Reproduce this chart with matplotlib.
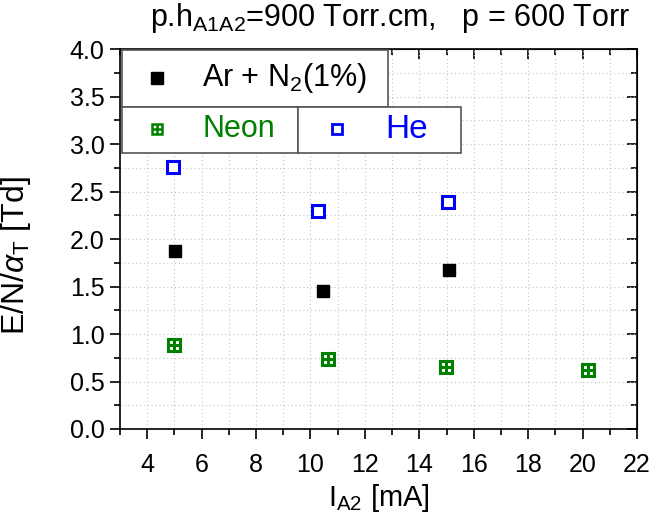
import matplotlib
matplotlib.use("Agg")
import matplotlib.pyplot as plt
from matplotlib.patches import Rectangle
from matplotlib.ticker import MultipleLocator, FormatStrFormatter

plt.rcParams['font.family'] = ['Liberation Sans', 'DejaVu Sans']
plt.rcParams['mathtext.fontset'] = 'custom'
plt.rcParams['mathtext.rm'] = 'Liberation Sans'
plt.rcParams['mathtext.it'] = 'Liberation Sans:italic'

# data
ar_x = [5.02, 10.46, 15.1]
ar_y = [1.87, 1.45, 1.67]
ne_x = [4.99, 10.65, 14.99, 20.2]
ne_y = [0.88, 0.74, 0.65, 0.62]
he_x = [4.95, 10.28, 15.06]
he_y = [2.76, 2.29, 2.39]

green = '#008000'
blue = '#0000ff'

fig = plt.figure(figsize=(6.54, 5.16), dpi=100)
ax = fig.add_axes([120/654, 1-429/516, 517/654, 380/516])

ax.set_xlim(3, 22)
ax.set_ylim(0, 4)
ax.xaxis.set_major_locator(MultipleLocator(2))
ax.xaxis.set_minor_locator(MultipleLocator(1))
ax.yaxis.set_major_locator(MultipleLocator(0.5))
ax.yaxis.set_minor_locator(MultipleLocator(0.25))
ax.yaxis.set_major_formatter(FormatStrFormatter('%.1f'))

ax.grid(True, which='both', color='#c4c4c4', linestyle=(0, (1, 2.5)), linewidth=0.8)
ax.set_axisbelow(True)

ax.tick_params(which='both', direction='out', top=False, right=False, labelsize=18, width=1.2)
ax.tick_params(which='major', length=7)
ax.tick_params(which='minor', length=4)
ax.tick_params(axis='x', which='major', pad=10)
ax.tick_params(axis='y', which='major', pad=4)

# top and right: ticks pointing in
ax2 = ax.secondary_xaxis('top')
ax2.xaxis.set_major_locator(MultipleLocator(2))
ax2.xaxis.set_minor_locator(MultipleLocator(1))
ax2.tick_params(which='both', direction='in', labeltop=False, width=1.2)
ax2.tick_params(which='major', length=7)
ax2.tick_params(which='minor', length=4)
ay2 = ax.secondary_yaxis('right')
ay2.yaxis.set_major_locator(MultipleLocator(0.5))
ay2.yaxis.set_minor_locator(MultipleLocator(0.25))
ay2.tick_params(which='both', direction='in', labelright=False, width=1.2)
ay2.tick_params(which='major', length=7)
ay2.tick_params(which='minor', length=4)
for s in ax.spines.values():
    s.set_linewidth(1.2)

ax.plot(ar_x, ar_y, 's', color='black', markersize=8.5, linestyle='none', zorder=3)
ax.plot(ne_x, ne_y, 's', mfc='white', mec=green, mew=2.2, markersize=8, linestyle='none', zorder=3)
ax.plot(ne_x, ne_y, '+', color=green, mew=2.2, markersize=8, linestyle='none', zorder=4)
ax.plot(he_x, he_y, 's', mfc='white', mec=blue, mew=2.2, markersize=8.5, linestyle='none', zorder=3)

ax.set_xlabel(r'I$_{\mathregular{A2}}$ [mA]', fontsize=21, labelpad=4)
ax.set_ylabel(r'E/N/$\alpha_{\mathregular{T}}$ [Td]', fontsize=23)
ax.yaxis.set_label_coords(-87/517, 0.455)

fig.text(390/654, 1-26/516, r'p.h$_{\mathregular{A1A2}}$=900 Torr.cm,   p = 600 Torr',
         fontsize=22, ha='center', va='baseline')

# legend boxes
tr = ax.transAxes
ax.add_patch(Rectangle((0.004, 0.847), 0.514, 0.150, transform=tr,
                       facecolor='white', edgecolor='#555555', lw=1.2, zorder=5))
ax.add_patch(Rectangle((0.004, 0.726), 0.340, 0.121, transform=tr,
                       facecolor='white', edgecolor='#555555', lw=1.2, zorder=5))
ax.add_patch(Rectangle((0.344, 0.726), 0.316, 0.121, transform=tr,
                       facecolor='white', edgecolor='#555555', lw=1.2, zorder=5))

ax.plot([0.072], [0.924], 's', color='black', markersize=8, transform=tr, zorder=6)
ax.text(0.159, 0.924, r'Ar + N$_{\mathregular{2}}$(1%)', fontsize=22, transform=tr,
        va='center', ha='left', zorder=6)
ax.plot([0.072], [0.789], 's', mfc='white', mec=green, mew=1.8, markersize=6.5, transform=tr, zorder=6)
ax.plot([0.072], [0.789], '+', color=green, mew=1.8, markersize=6.5, transform=tr, zorder=7)
ax.text(0.16, 0.789, 'Neon', fontsize=22, color=green, transform=tr, va='center', ha='left', zorder=6)
ax.plot([0.42], [0.789], 's', mfc='white', mec=blue, mew=2, markersize=7, transform=tr, zorder=6)
ax.text(0.514, 0.789, 'He', fontsize=24, color=blue, transform=tr, va='center', ha='left', zorder=6)

fig.savefig('out.png', dpi=100)
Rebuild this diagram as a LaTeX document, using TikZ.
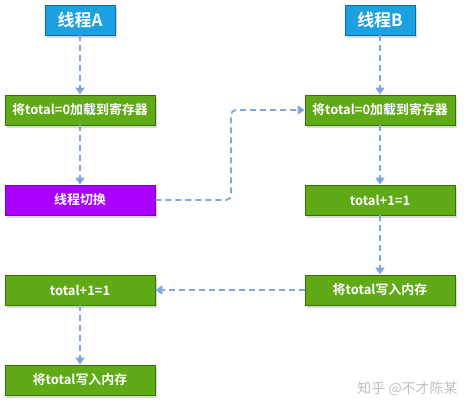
\documentclass[tikz,border=0pt]{standalone}
\usepackage{fontspec}
\setmainfont{Noto Sans CJK SC}
\newfontfamily\cjkbold{Noto Sans CJK SC Bold}
\usetikzlibrary{shadows,arrows.meta}
\definecolor{tblue}{HTML}{1BA1E2}
\definecolor{tblueb}{HTML}{006EAF}
\definecolor{tgreen}{HTML}{60A917}
\definecolor{tgreenb}{HTML}{2D7600}
\definecolor{tpurple}{HTML}{AA00FF}
\definecolor{tpurpleb}{HTML}{7700CC}
\definecolor{flow}{HTML}{7EA6E0}
\tikzset{
  base/.style={draw, line width=0.8bp, text=white, inner sep=0pt, anchor=center,
    drop shadow={shadow xshift=2bp, shadow yshift=-3bp, opacity=0.3, fill=gray}},
  titlebox/.style={base, fill=tblue, draw=tblueb, minimum width=70bp, minimum height=30bp, font=\cjkbold\fontsize{17}{19}\selectfont},
  greenbox/.style={base, fill=tgreen, draw=tgreenb, minimum width=150bp, minimum height=30bp, font=\cjkbold\fontsize{13}{15}\selectfont},
  purplebox/.style={base, fill=tpurple, draw=tpurpleb, minimum width=150bp, minimum height=30bp, font=\cjkbold\fontsize{13}{15}\selectfont},
  flowline/.style={draw=flow, line width=1.8bp, dash pattern=on 6bp off 4bp, -{Triangle[length=7bp,width=9bp]}}
}
\begin{document}
\begin{tikzpicture}[x=1bp,y=-1bp]
\useasboundingbox (0,0) rectangle (472,412);
\node[titlebox] (ta) at (80,20) {线程A};
\node[titlebox] (tb) at (380,20) {线程B};
\node[greenbox] (la) at (80,110) {将total=0加载到寄存器};
\node[greenbox] (lb) at (380,110) {将total=0加载到寄存器};
\node[purplebox] (sw) at (80,200) {线程切换};
\node[greenbox] (pb) at (380,200) {total+1=1};
\node[greenbox] (wb) at (380,290) {将total写入内存};
\node[greenbox] (pa) at (80,290) {total+1=1};
\node[greenbox] (wa) at (80,380) {将total写入内存};
\node[text=gray!50, font=\fontsize{14}{16}\selectfont, anchor=east] (wm) at (461,389) {知乎 @不才陈某};
\draw[flowline] (ta) -- (la);
\draw[flowline] (la) -- (sw);
\draw[flowline, rounded corners=5bp] (sw.east) -- (231,200) -- (231,110) -- (lb.west);
\draw[flowline] (tb) -- (lb);
\draw[flowline] (lb) -- (pb);
\draw[flowline] (pb) -- (wb);
\draw[flowline] (wb) -- (pa);
\draw[flowline] (pa) -- (wa);
\end{tikzpicture}
\end{document}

++++++++++

Return only the lines running from the start of the entries above to the line that contains "from matplotlib.ticker import", inclusive, and omit every picture.

Reproduce this chart with matplotlib.
import matplotlib
matplotlib.use("Agg")
import matplotlib.pyplot as plt
from matplotlib.patches import Rectangle
from matplotlib.ticker import MultipleLocator, FormatStrFormatter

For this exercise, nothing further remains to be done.